Towards a natural benchmark for continual learning
09 Apr 2019Introduction
-
Continual Learning paradigm focuses on learning from a non-stationary stream of data with additional desiderata - transferring knowledge from previously seen task to unseen tasks and being resilient to catastrophic forgetting - all with a fixed memory and computational budget.
-
This is in contrast to the IID (independent and identically distributed) assumption in statistical learning.
-
One common example of the non-iid data is setups involving sequential decision making - eg Reinforcement learning.
Benchmark
-
Many existing benchmarks use MNIST as the underlying dataset (eg Permuted MNIST, Split MNIST, etc). These benchmarks lack complexity and make it hard to observe positive and negative backward transfer.
-
Most works focus only on the catastrophic forgetting challenge and ignore the other issues (like computation and memory footprint, the capacity of the network, etc).
-
The paper proposes a new benchmark based on Starcraft II video game to understand the different approaches for lifelong learning.
-
The sequence of tasks is designed to be a curriculum - the learning agent stats with learning simple skills and later move to more complex tasks. These complex tasks require remembering and composing skills learned in the earlier levels.
-
To evaluate for catastrophic forgetting, the tasks are designed such that not all the skills are needed for solving each task. Hence the learning agent needs to remember skills even though they are not needed at the current level.
-
Each level comes with a fixed computational budget of episodes and each episode has a fixed time limit. Once the budget is consumed the agent has to proceed to the next level. Hence agents with better sample efficiency would benefit.
-
The benchmark supports both RL and supervised learning version.
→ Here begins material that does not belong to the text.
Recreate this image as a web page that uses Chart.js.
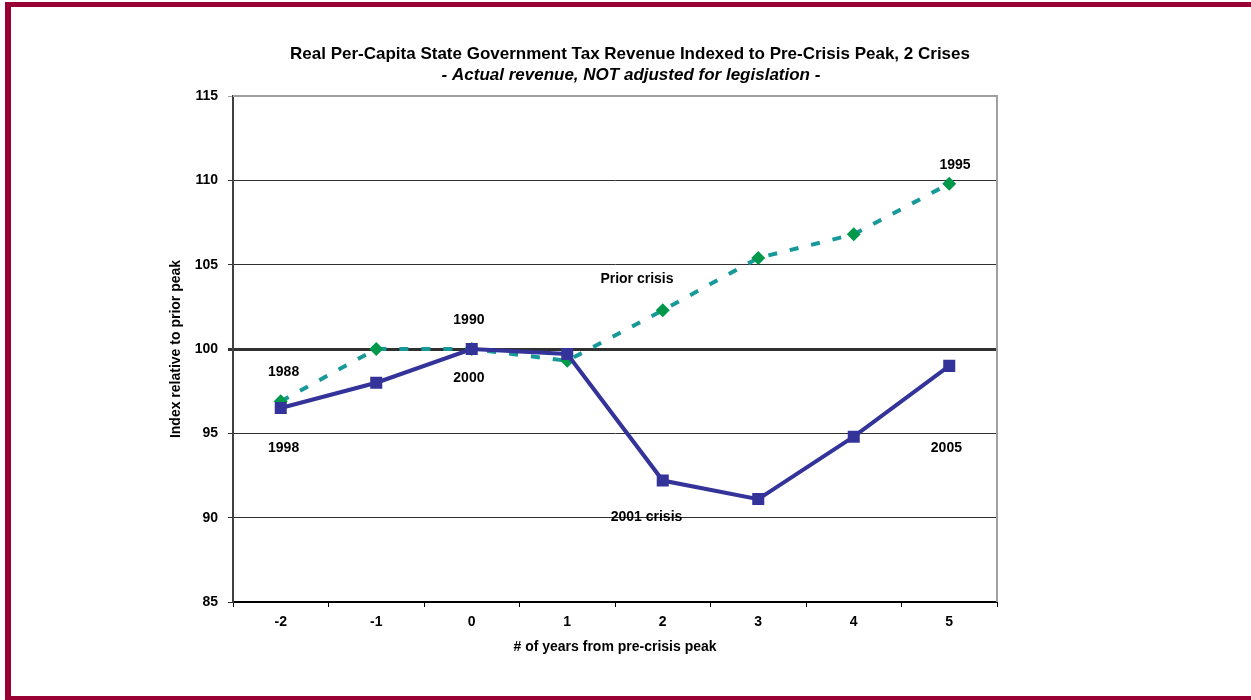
<!DOCTYPE html>
<html>
<head>
<meta charset="utf-8">
<script src="https://cdn.jsdelivr.net/npm/chart.js@4/dist/chart.umd.min.js"></script>
<style>
  html, body { margin: 0; padding: 0; background: #fff; }
  #wrap { width: 1251px; height: 700px; }
</style>
</head>
<body>
<div id="wrap"><canvas id="chart" width="1251" height="700"></canvas></div>
<script>
const years = ['-2', '-1', '0', '1', '2', '3', '4', '5']
const crisis2001 = [96.5, 98.0, 100.0, 99.7, 92.2, 91.1, 94.8, 99.0]
const priorCrisis = [96.9, 100.0, 100.0, 99.3, 102.3, 105.4, 106.8, 109.8]
const yTicks = [85, 90, 95, 100, 105, 110, 115]

// labels placed in data space: [text, category index, value]
const notes = [
  ['1988', 0.03, 98.6],
  ['1998', 0.03, 94.1],
  ['1990', 1.97, 101.7],
  ['2000', 1.97, 98.3],
  ['Prior crisis', 3.73, 104.15],
  ['2001 crisis', 3.83, 90.05],
  ['1995', 7.06, 110.9],
  ['2005', 6.97, 94.1]
]

const titleText = 'Real Per-Capita State Government Tax Revenue Indexed to Pre-Crisis Peak, 2 Crises'
const subtitleText = '- Actual revenue, NOT adjusted for legislation -'

const FONT = '"Liberation Sans", Arial, sans-serif'

const decor = {
  id: 'decor',
  beforeDraw (chart) {
    const { ctx, width, height } = chart
    ctx.save()
    ctx.fillStyle = '#fff'
    ctx.fillRect(0, 0, width, height)
    ctx.fillStyle = '#990033'
    ctx.fillRect(5, 2, width - 5, 5)
    ctx.fillRect(5, 2, 6, height - 2)
    ctx.fillRect(5, 696, width - 5, 4)
    ctx.fillStyle = '#000'
    ctx.textAlign = 'center'
    ctx.textBaseline = 'middle'
    ctx.font = 'bold 17px ' + FONT
    ctx.fillText(titleText, 630, 54)
    ctx.font = 'italic bold 17px ' + FONT
    ctx.fillText(subtitleText, 631, 75)
    ctx.restore()
  },
  beforeDatasetsDraw (chart) {
    const { ctx, chartArea: a } = chart
    ctx.save()
    ctx.strokeStyle = '#a0a0a0'
    ctx.lineWidth = 2
    ctx.beginPath()
    ctx.moveTo(a.left, a.top)
    ctx.lineTo(a.right, a.top)
    ctx.lineTo(a.right, a.bottom)
    ctx.stroke()
    ctx.restore()
  },
  afterDatasetsDraw (chart) {
    const { ctx } = chart
    const x = chart.scales.x
    const y = chart.scales.y
    ctx.save()
    ctx.fillStyle = '#000'
    ctx.textAlign = 'center'
    ctx.textBaseline = 'middle'
    ctx.font = 'bold 14px ' + FONT
    notes.forEach(([t, i, v]) => {
      const px = x.getPixelForValue(0) + i * (x.getPixelForValue(1) - x.getPixelForValue(0))
      ctx.fillText(t, px, y.getPixelForValue(v))
    })
    ctx.restore()
  }
}

new Chart(document.getElementById('chart'), {
  type: 'line',
  data: {
    labels: years,
    datasets: [
      {
        label: '2001 crisis',
        data: crisis2001,
        borderColor: '#333399',
        backgroundColor: '#333399',
        borderWidth: 4,
        pointStyle: 'rect',
        pointRadius: 8.5,
        pointBorderWidth: 0,
        tension: 0
      },
      {
        label: 'Prior crisis',
        data: priorCrisis,
        borderColor: '#17999a',
        backgroundColor: '#00994c',
        borderWidth: 4,
        borderDash: [9, 13],
        borderCapStyle: 'butt',
        pointStyle: 'rectRot',
        pointRadius: 7,
        pointBorderWidth: 0,
        tension: 0
      }
    ]
  },
  options: {
    responsive: false,
    animation: false,
    events: [],
    layout: {
      autoPadding: false,
      padding: { left: 164, right: 254, top: 96, bottom: 40 }
    },
    plugins: {
      legend: { display: false },
      tooltip: { enabled: false }
    },
    scales: {
      x: {
        offset: true,
        afterFit (s) { s.height = 58 },
        grid: {
          offset: true,
          drawOnChartArea: false,
          drawTicks: true,
          tickLength: 5,
          color: '#000'
        },
        border: { color: '#000', width: 2 },
        ticks: {
          color: '#000',
          padding: 7,
          font: { family: FONT, size: 14, weight: 'bold' }
        },
        title: {
          display: true,
          text: '# of years from pre-crisis peak',
          color: '#000',
          font: { family: FONT, size: 14, weight: 'bold' }
        }
      },
      y: {
        min: 85,
        max: 115,
        afterFit (s) { s.width = 69 },
        afterBuildTicks (s) { s.ticks = yTicks.map(v => ({ value: v })) },
        grid: {
          tickLength: 5,
          color: c => (c.tick && c.tick.value === 115 ? '#a0a0a0' : '#303030'),
          lineWidth: c => (c.tick && c.tick.value === 100 ? 3 : 1)
        },
        border: { color: '#404040', width: 2 },
        ticks: {
          color: '#000',
          padding: 10,
          font: { family: FONT, size: 14, weight: 'bold' }
        },
        title: {
          display: true,
          text: 'Index relative to prior peak',
          color: '#000',
          font: { family: FONT, size: 14, weight: 'bold' }
        }
      }
    }
  },
  plugins: [decor]
})
</script>
</body>
</html>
In the supervised version, expert agents (pretrained on each level) are also provided.
-
Baselines are provided for distillation (using experts): sequential training (fine tuning), Dropout and SER. None of the baseline methods achieve positive or negative backward transfer.
-
When modeled as a pure RL task, the benchmark is extremely difficult to solve.
-
The paper suggests using a metric to record the amount of learning/data required to recover performance on the previous task.